Egypt offers a suitable case to verify this statement. the spectrum of violence in the country has developed over the last seven years to include different groups, each with its own religious ideological interpretation framework to justify the use of violence. These competing groups can be divided into three main categories: those affiliated with ISIS, those affiliated with al-Qaeda, and those emerging from, or somehow inspired by, the Muslim Brotherhood.

Both al-Qaeda and ISIS affiliated groups follow variations of the Salafi Jihadi doctrine, which relies on five doctrinal pillars: Jihad (holy war), Tawhid (the oneness of God), Hakimiyya (Islamic governance), al-Wala wal-Bara (Loyalty to the divine truth), and takfir (excommunication).

Groups emerging from, or somehow inspired by the Muslim Brotherhood, however, follow a religious frame that underlines the religious concept of Dafa’ al- Sa’el or Repelling the Assailant, which according to The Jurisprudence of Popular Resistance to the Coup, is equivalent to the modern concept of the right to self-defense. This ideological framework is distinct from the Salafi Jihadi doctrine, as it does not excommunicate members of the security forces and insists that they should be resisted not because of their faith (or lack thereof) but for their actions.

Goals, strategies and audience

These different ideological frames have shaped the goals of these groups differently. While groups affiliated to either al-Qaeda or ISIS call for the establishment of an Islamic state based on the rule of God, those inspired by the Muslim Brotherhood don’t adhere to a concept of Islamic governance beyond much symbolic rhetoric. Rather, they argue that it is up to a nation to decide how to govern itself, while assuming a free nation of Muslims will govern itself in accordance with Islamic values, which is open to interpretation in any case. While they do question importing a specific model of western democracy, they reject at the same time the establishment of a despotic religious rule that the ISIS model advocates.

Religious ideas have also shaped the strategies these groups resort to in order to achieve their aims. ISIS groups in Sinai and mainland Egypt target both state officials and civilians, and attack mosques and churches alike. Groups emerging from the Muslim Brotherhood, however, refuse to target civilians or religious minorities.

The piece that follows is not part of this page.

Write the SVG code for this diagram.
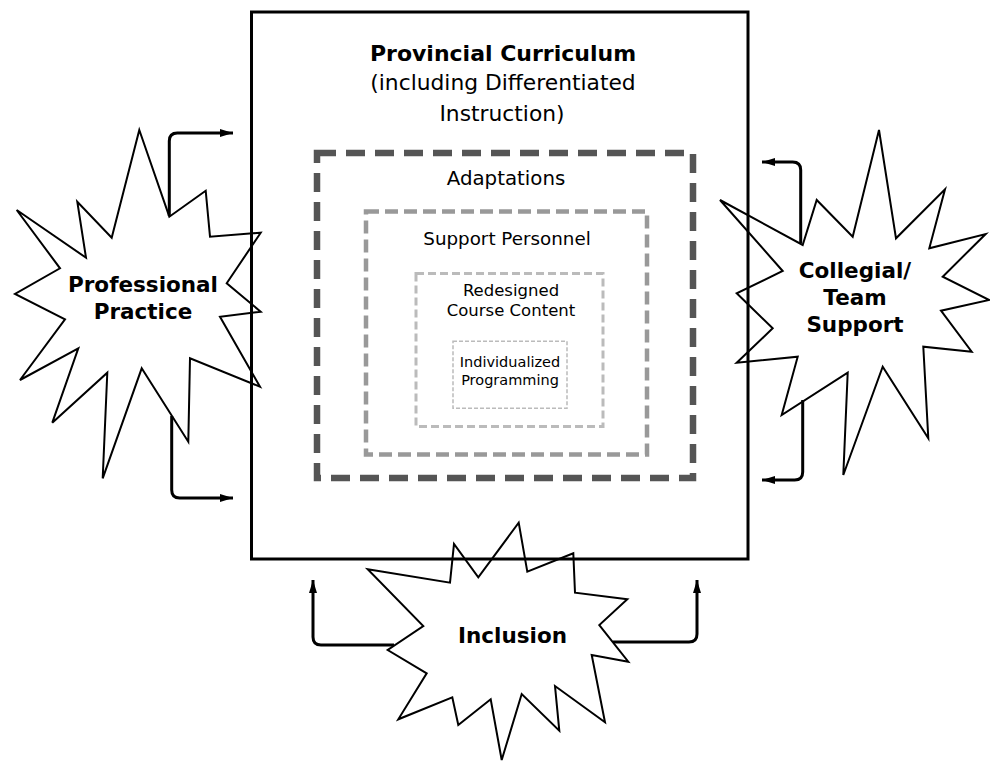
<svg xmlns="http://www.w3.org/2000/svg" width="990" height="762" viewBox="0 0 990 762">
<style>
.burst{fill:#fff;stroke:#000;stroke-width:2;stroke-linejoin:miter}
.lbl{font-family:"DejaVu Sans","Liberation Sans",sans-serif;text-anchor:middle;fill:#000}
.b{font-weight:bold;font-size:21.5px}
.conn{fill:none;stroke:#000;stroke-width:3;marker-end:url(#ah)}
</style>
<defs>
<marker id="ah" markerUnits="userSpaceOnUse" markerWidth="14" markerHeight="10" refX="13" refY="4" orient="auto">
<path d="M0,0 L13,4 L0,8 Z" fill="#000"/>
</marker>
</defs>
<rect width="990" height="762" fill="#fff"/>

<g id="professional-practice">
<polygon class="burst" points="139.3,130 169.3,216.7 205.7,190.7 210,236.7 260.7,232.7 226.7,283.3 260.7,311.7 220,316.7 260,386.7 190,358.3 188.3,441.7 141.7,368.3 102.7,478.3 107.3,372.7 52.3,422.7 78.3,348.3 20,380 65,319.3 15,294 60,268.3 16.7,210 86,257.7 77.3,201.7 111.7,237.7"/>
<text class="lbl b" x="143" y="291.5">Professional</text>
<text class="lbl b" x="143" y="318.5">Practice</text>
</g>

<g id="collegial-team-support">
<polygon class="burst" points="879,130 896,238.3 945,189.3 929.3,248.3 985.7,234 942.7,276.7 989.3,300 941,310.7 971.7,351.7 923.3,346.7 928.3,438.3 882.7,366.7 843.3,475 847.7,372.7 781.7,415 797.7,356.7 736.7,362.7 772.7,328.3 736.7,293.3 782.7,271 720,200 802.7,245 816.7,200 852.7,236.7"/>
<text class="lbl b" x="855" y="277.5">Collegial/</text>
<text class="lbl b" x="855" y="304.5">Team</text>
<text class="lbl b" x="855" y="331.5">Support</text>
</g>

<g id="inclusion">
<polygon class="burst" points="518.7,522.7 527.3,571.7 573.3,553.3 575,592.7 627.3,599.3 599.3,625 628.3,661.7 591.7,655 605,722.3 555,686 559.3,730.7 521.7,694 501.7,760 490.7,699.3 458.3,725 452.3,697.3 398.3,719.3 426.7,673.3 387.7,650 423.3,626 367.7,569.3 450,582.7 454,544 478.3,577.3"/>
<text class="lbl b" x="512.5" y="642.5">Inclusion</text>
</g>

<g id="provincial-curriculum">
<rect x="251.5" y="12" width="496.5" height="547" fill="none" stroke="#000" stroke-width="3"/>
<text class="lbl b" x="503" y="61" style="font-size:22px">Provincial Curriculum</text>
<text class="lbl" x="503" y="90" style="font-size:21.8px">(including Differentiated</text>
<text class="lbl" x="502" y="121" style="font-size:21.8px">Instruction)</text>
</g>

<g id="adaptations">
<rect x="317" y="153" width="376" height="325" fill="none" stroke="#555" stroke-width="6.5" stroke-dasharray="19,10"/>
<text class="lbl" x="506" y="185" style="font-size:19.8px">Adaptations</text>
</g>

<g id="support-personnel">
<rect x="366" y="211.5" width="281" height="243" fill="none" stroke="#999" stroke-width="4.5" stroke-dasharray="13,6"/>
<text class="lbl" x="507" y="245" style="font-size:18.3px">Support Personnel</text>
</g>

<g id="redesigned-course-content">
<rect x="416" y="273.5" width="187" height="153" fill="none" stroke="#bbb" stroke-width="3" stroke-dasharray="8,4"/>
<text class="lbl" x="511" y="296" style="font-size:16.5px">Redesigned</text>
<text class="lbl" x="511" y="316" style="font-size:16.5px">Course Content</text>
</g>

<g id="individualized-programming">
<rect x="453" y="341.3" width="114" height="67" fill="none" stroke="#bbb" stroke-width="1.5" stroke-dasharray="4,2"/>
<text class="lbl" x="510" y="367" style="font-size:14.5px">Individualized</text>
<text class="lbl" x="510" y="385" style="font-size:14.5px">Programming</text>
</g>

<g id="connectors">
<path class="conn" d="M169.3,216 V141 Q169.3,133 177.3,133 H233"/>
<path class="conn" d="M171.7,416 V490 Q171.7,498 179.7,498 H233"/>
<path class="conn" d="M800.7,243 V170 Q800.7,162 792.7,162 H762"/>
<path class="conn" d="M802.7,400 V472 Q802.7,480 794.7,480 H762"/>
<path class="conn" d="M394,645 H321 Q313,645 313,637 V580"/>
<path class="conn" d="M613,642 H689 Q697,642 697,634 V580"/>
</g>
</svg>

Seeking to disrupt extremist religious ideas will not put an end to political violence, but it may cause many of these youth to doubt this path

In its statement after the ISIS suicide attack against a chapel adjoining St Mark's cathedral in Cairo in December 2016, one of these groups insisted that its resisting strategy does not include attacking civilians, regardless of their personal political attitudes or religious affiliations.

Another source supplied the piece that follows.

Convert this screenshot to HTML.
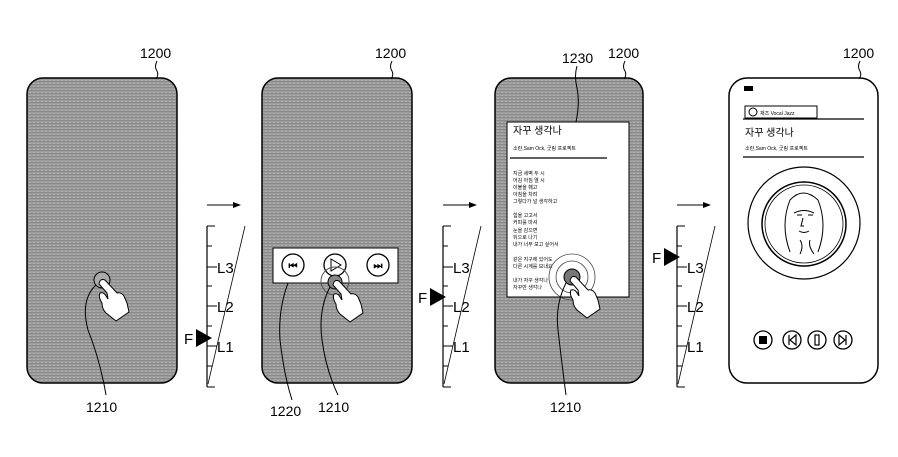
<!DOCTYPE html>
<html><head><meta charset="utf-8"><style>
html,body{margin:0;padding:0;background:#fff;}
svg{display:block;}
text{font-family:"Liberation Sans","Noto Sans CJK KR",sans-serif;fill:#000;}
</style></head><body>
<svg width="898" height="457" viewBox="0 0 898 457" xmlns="http://www.w3.org/2000/svg">
<defs>
<pattern id="tx" width="4" height="3" patternUnits="userSpaceOnUse">
<rect width="4" height="3" fill="#9c9c9c"/>
<rect y="0" width="4" height="1" fill="#8a8a8a"/>
<rect x="1" y="2" width="2" height="1" fill="#b0b0b0"/>
</pattern>
<g id="hand">
<path d="M-3,3 Q-2,-3 3,-1 L15,12 Q19,11 22,15 L25,22 L27,31 L14,40 L4,32 Q0,28 0,22 Q-4,16 -2,12 Q2,11 4,15 L6,18 L5,12 Z" fill="#fff" stroke="#000" stroke-width="1"/>
</g>
<g id="scale">
<line x1="0" y1="0" x2="0" y2="161" stroke="#000" stroke-width="1.2"/>
<line x1="0" y1="0" x2="8" y2="0" stroke="#000"/>
<line x1="0" y1="161" x2="8" y2="161" stroke="#000"/>
<line x1="0" y1="20" x2="5" y2="20" stroke="#000"/>
<line x1="0" y1="41" x2="10" y2="41" stroke="#000"/>
<line x1="0" y1="60" x2="5" y2="60" stroke="#000"/>
<line x1="0" y1="80" x2="10" y2="80" stroke="#000"/>
<line x1="0" y1="100" x2="5" y2="100" stroke="#000"/>
<line x1="0" y1="120" x2="10" y2="120" stroke="#000"/>
<line x1="0" y1="140" x2="5" y2="140" stroke="#000"/>
<line x1="1" y1="158" x2="38" y2="0" stroke="#000" stroke-width="0.8"/>
<text x="10" y="47" font-size="15">L3</text>
<text x="10" y="86" font-size="15">L2</text>
<text x="10" y="126" font-size="15">L1</text>
<line x1="0" y1="-21" x2="26" y2="-21" stroke="#000"/>
<path d="M26,-24 L34,-21 L26,-18 Z" fill="#000"/>
</g>
</defs>

<!-- Phone 1 -->
<rect x="27" y="78" width="150" height="305" rx="16" fill="url(#tx)" stroke="#000" stroke-width="1.5"/>
<text x="140" y="58" font-size="14">1200</text>
<path d="M157,61 q-3,6 0,10 q2,4 -1,8" fill="none" stroke="#000"/>
<circle cx="102" cy="280" r="8" fill="#aaa" stroke="#000"/>
<use href="#hand" x="102" y="281"/>
<path d="M96,285 Q80,300 88,330 Q100,360 106,395" fill="none" stroke="#000"/>
<text x="86" y="412" font-size="14">1210</text>
<use href="#scale" x="207" y="226"/>
<path d="M196,329 L212,338 L196,347 Z" fill="#000"/>
<text x="184" y="344" font-size="15">F</text>

<!-- Phone 2 -->
<rect x="262" y="78" width="150" height="305" rx="16" fill="url(#tx)" stroke="#000" stroke-width="1.5"/>
<text x="375" y="58" font-size="14">1200</text>
<path d="M392,61 q-3,6 0,10 q2,4 -1,8" fill="none" stroke="#000"/>
<rect x="273" y="248" width="125" height="35" fill="#fff" stroke="#000"/>
<circle cx="293" cy="265" r="11" fill="#fff" stroke="#000" stroke-width="1.3"/>
<text x="293" y="269" font-size="10" text-anchor="middle" font-weight="bold">⏮</text>
<circle cx="335" cy="265" r="11" fill="#fff" stroke="#000" stroke-width="1.3"/>
<path d="M331,259 L341,265 L331,271 Z" fill="none" stroke="#000"/>
<circle cx="378" cy="265" r="11" fill="#fff" stroke="#000" stroke-width="1.3"/>
<text x="378" y="269" font-size="10" text-anchor="middle" font-weight="bold">⏭</text>
<circle cx="335" cy="281" r="14" fill="none" stroke="#555"/>
<circle cx="335" cy="282" r="7" fill="#888" stroke="#000"/>
<use href="#hand" x="336" y="282"/>
<path d="M330,287 Q318,310 322,340 Q326,370 338,395" fill="none" stroke="#000"/>
<path d="M288,283 Q278,310 280,340 Q284,375 292,400" fill="none" stroke="#000"/>
<text x="270" y="416" font-size="14">1220</text>
<text x="318" y="412" font-size="14">1210</text>
<use href="#scale" x="443" y="226"/>
<path d="M430,288 L446,297 L430,306 Z" fill="#000"/>
<text x="418" y="303" font-size="15">F</text>

<!-- Phone 3 -->
<rect x="495" y="78" width="148" height="305" rx="16" fill="url(#tx)" stroke="#000" stroke-width="1.5"/>
<text x="608" y="58" font-size="14">1200</text>
<path d="M625,61 q-3,6 0,10 q2,4 -1,8" fill="none" stroke="#000"/>
<text x="562" y="63" font-size="14">1230</text>
<path d="M577,66 q-3,10 0,22 q3,15 -1,34" fill="none" stroke="#000"/>
<rect x="507" y="122" width="122" height="175" fill="#fff" stroke="#000"/>
<text x="513" y="134" font-size="10">자꾸 생각나</text>
<text x="513" y="150" font-size="5">소란,Sam Ock, 굿링 프로젝트</text>
<line x1="510" y1="158" x2="607" y2="158" stroke="#000" stroke-width="1.2"/>
<g font-size="5">
<text x="513" y="175">지금 세벽 두 시</text>
<text x="513" y="182">어김 아침 열 시</text>
<text x="513" y="189">이불을 훼고</text>
<text x="513" y="196">아침을 차려</text>
<text x="513" y="203">그렇다가 널 생각하고</text>
<text x="513" y="217">힘을 고고서</text>
<text x="513" y="224">커피를 마셔</text>
<text x="513" y="232">눈을 감으면</text>
<text x="513" y="239">뒤으로 나기</text>
<text x="513" y="246">내가 너무 보고 싶어서</text>
<text x="513" y="261">같은 지구에 있어도</text>
<text x="513" y="268">다른 시계를 보내요</text>
<text x="513" y="282">내가 자꾸 생각나</text>
<text x="513" y="289">자꾸만 생각나</text>
</g>
<circle cx="572" cy="277" r="23" fill="none" stroke="#444" stroke-width="0.8"/>
<circle cx="572" cy="277" r="16" fill="none" stroke="#444" stroke-width="0.8"/>
<circle cx="572" cy="277" r="8" fill="#777" stroke="#000"/>
<use href="#hand" x="573" y="278"/>
<path d="M566,283 Q555,305 558,330 Q562,365 566,395" fill="none" stroke="#000"/>
<text x="550" y="412" font-size="14">1210</text>
<use href="#scale" x="677" y="226"/>
<path d="M664,248 L680,257 L664,266 Z" fill="#000"/>
<text x="652" y="263" font-size="15">F</text>

<!-- Phone 4 -->
<rect x="729" y="78" width="149" height="305" rx="18" fill="#fff" stroke="#000" stroke-width="1.5"/>
<text x="843" y="58" font-size="14">1200</text>
<path d="M860,61 q-3,6 0,10 q2,4 -1,8" fill="none" stroke="#000"/>
<rect x="744" y="86" width="9" height="5" fill="#000"/>
<rect x="745" y="106" width="72" height="12" fill="#fff" stroke="#000"/>
<circle cx="753" cy="112" r="4" fill="none" stroke="#000"/>
<text x="760" y="115" font-size="5">재즈 Vocal Jazz</text>
<line x1="743" y1="119" x2="864" y2="119" stroke="#000" stroke-width="1.2"/>
<text x="745" y="136" font-size="10">자꾸 생각나</text>
<text x="745" y="150" font-size="5">소란,Sam Ock, 굿링 프로젝트</text>
<line x1="743" y1="157" x2="864" y2="157" stroke="#000" stroke-width="1.2"/>
<circle cx="804" cy="223" r="56" fill="none" stroke="#000" stroke-width="1.2"/>
<circle cx="804" cy="224" r="42" fill="none" stroke="#000" stroke-width="1.5"/>
<circle cx="804" cy="224" r="39" fill="none" stroke="#000" stroke-width="0.8"/>
<path d="M790,252 Q780,225 790,200 Q803,186 818,200 Q828,225 818,252 M794,213 Q804,208 814,213 M797,215 l5,0 M808,215 l5,0 M803,218 l-2,8 l3,0 M799,231 q5,3 10,0 M800,240 q4,6 0,14 M810,240 q-2,6 4,14" fill="none" stroke="#000"/>
<circle cx="763" cy="340" r="9" fill="none" stroke="#000" stroke-width="1.3"/>
<rect x="759" y="336" width="8" height="8" fill="#000"/>
<circle cx="792" cy="340" r="9" fill="none" stroke="#000" stroke-width="1.3"/>
<path d="M789,335 v10 M796,335 L790,340 L796,345 Z" fill="none" stroke="#000" stroke-width="1.2"/>
<circle cx="817" cy="340" r="9" fill="none" stroke="#000" stroke-width="1.3"/>
<rect x="815" y="335" width="4" height="10" fill="none" stroke="#000" stroke-width="1.2"/>
<circle cx="843" cy="340" r="9" fill="none" stroke="#000" stroke-width="1.3"/>
<path d="M846,335 v10 M839,335 L845,340 L839,345 Z" fill="none" stroke="#000" stroke-width="1.2"/>
</svg>
</body></html>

Lastly, religious ideology also determines the audience of these groups. While Salafi Jihadi groups only speak to a deeply religiously conservative audience, or what they call “true Muslims”, the Muslim Brotherhood inspired groups seek to address a more diverse audience. Their target audience includes all the revolutionary forces, from the Left to the liberals, that oppose the current political regime. Unlike the case of the movement’s historical leadership that still looks suspiciously to both liberal and leftist groups, these violent groups play down these ideological differences. Based on my research, I have noticed that they are opening up to other political movements, such as the Revolutionary Socialists and the 6th of April movement, as long as they share their political agenda.

They have been also sending messages to other groups within the society that usually fear the Muslim Brotherhood, such as the Copts. In its statement following the ISIS attack against the Church in Cairo in December 2016, one of these groups warned the Copts of the regime’s attempt to use this attack in order to increase sectarian tensions between Muslims and Christians, , framing their struggle as that of all Egyptians, including the Copts, against the political regime. One of these groups even addressed foreigners in Egypt after the US embassy in Cairo warned of a possible attack by the group. The statement came in English and read “We are the resistance and we are not terrorists. There is no need to worry; we are Muslims, not killers.”

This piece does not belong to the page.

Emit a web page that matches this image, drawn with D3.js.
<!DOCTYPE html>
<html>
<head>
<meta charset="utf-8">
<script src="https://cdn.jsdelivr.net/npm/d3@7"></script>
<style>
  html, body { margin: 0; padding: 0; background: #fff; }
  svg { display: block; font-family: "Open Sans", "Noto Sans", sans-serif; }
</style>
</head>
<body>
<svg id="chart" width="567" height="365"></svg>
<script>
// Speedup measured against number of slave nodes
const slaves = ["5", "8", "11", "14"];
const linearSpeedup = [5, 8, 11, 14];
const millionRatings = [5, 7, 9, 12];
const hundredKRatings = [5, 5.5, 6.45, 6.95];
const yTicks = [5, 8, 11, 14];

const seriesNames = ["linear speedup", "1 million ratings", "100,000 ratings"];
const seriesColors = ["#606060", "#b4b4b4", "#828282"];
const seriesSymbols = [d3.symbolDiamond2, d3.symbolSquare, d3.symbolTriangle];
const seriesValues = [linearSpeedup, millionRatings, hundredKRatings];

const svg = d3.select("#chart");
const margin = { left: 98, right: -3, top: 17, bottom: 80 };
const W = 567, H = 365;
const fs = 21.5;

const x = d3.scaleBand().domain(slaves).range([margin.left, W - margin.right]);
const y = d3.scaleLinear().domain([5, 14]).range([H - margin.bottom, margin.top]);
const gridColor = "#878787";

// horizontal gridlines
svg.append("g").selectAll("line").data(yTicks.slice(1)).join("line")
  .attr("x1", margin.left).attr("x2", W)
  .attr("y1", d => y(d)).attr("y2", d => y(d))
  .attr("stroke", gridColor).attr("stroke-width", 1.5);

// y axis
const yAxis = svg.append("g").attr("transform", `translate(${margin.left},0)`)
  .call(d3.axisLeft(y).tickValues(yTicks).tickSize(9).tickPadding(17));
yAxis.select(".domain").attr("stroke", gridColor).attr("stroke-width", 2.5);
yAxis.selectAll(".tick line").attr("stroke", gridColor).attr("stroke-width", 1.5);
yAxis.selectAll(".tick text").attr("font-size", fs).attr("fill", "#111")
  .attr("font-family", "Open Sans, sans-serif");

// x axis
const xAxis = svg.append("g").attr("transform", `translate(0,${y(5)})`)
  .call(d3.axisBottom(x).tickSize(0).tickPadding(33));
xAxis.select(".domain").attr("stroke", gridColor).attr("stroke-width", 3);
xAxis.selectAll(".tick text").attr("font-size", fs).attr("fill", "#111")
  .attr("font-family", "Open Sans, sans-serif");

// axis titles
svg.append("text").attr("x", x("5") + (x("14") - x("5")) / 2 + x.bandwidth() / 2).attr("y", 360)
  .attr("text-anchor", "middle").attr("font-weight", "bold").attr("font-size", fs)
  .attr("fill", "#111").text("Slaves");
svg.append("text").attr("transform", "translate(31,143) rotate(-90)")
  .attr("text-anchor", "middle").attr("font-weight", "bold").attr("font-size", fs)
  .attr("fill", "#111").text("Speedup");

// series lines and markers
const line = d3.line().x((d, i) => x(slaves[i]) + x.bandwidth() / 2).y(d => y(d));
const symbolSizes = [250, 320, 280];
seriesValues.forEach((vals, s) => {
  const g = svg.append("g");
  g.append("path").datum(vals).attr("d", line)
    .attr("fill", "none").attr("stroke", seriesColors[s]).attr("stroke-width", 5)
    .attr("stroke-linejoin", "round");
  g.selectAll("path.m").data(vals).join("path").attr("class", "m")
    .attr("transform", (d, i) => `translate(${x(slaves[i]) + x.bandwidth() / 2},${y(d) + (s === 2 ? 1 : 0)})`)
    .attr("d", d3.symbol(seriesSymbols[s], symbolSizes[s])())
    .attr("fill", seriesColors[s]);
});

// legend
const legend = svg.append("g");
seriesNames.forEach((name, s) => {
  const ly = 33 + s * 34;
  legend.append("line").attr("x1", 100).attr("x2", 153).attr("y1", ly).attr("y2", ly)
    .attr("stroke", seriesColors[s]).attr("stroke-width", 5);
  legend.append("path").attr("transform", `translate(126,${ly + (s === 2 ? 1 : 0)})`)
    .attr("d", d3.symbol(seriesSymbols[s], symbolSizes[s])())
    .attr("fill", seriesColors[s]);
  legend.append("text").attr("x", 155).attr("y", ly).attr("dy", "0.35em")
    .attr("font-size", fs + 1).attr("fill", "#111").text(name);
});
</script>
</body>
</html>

Understanding these different religious ideas and how they impact the goals, strategies and audience of violent groups is crucial when considering strategies to address such violence. The debate about such violence often focuses on addressing the socio-economic and political grievances that lead to it. While these are indeed some of the root causes of vigilante violence in the Middle East, changing socio-economic and political realities in the region seems nearly impossible, at least on the short term.

Seeking to disrupt extremist religious ideas will not put an end to political violence, but it may cause many of these youth to doubt this path, and whether it is religiously permissible. Although, religious ideas are not the main reason why many young people decide to take up arms, formulating an ideational response to these different ideologies adds an additional barrier to violence, by depriving these angry youth from a normative frame that justifies their use of violence.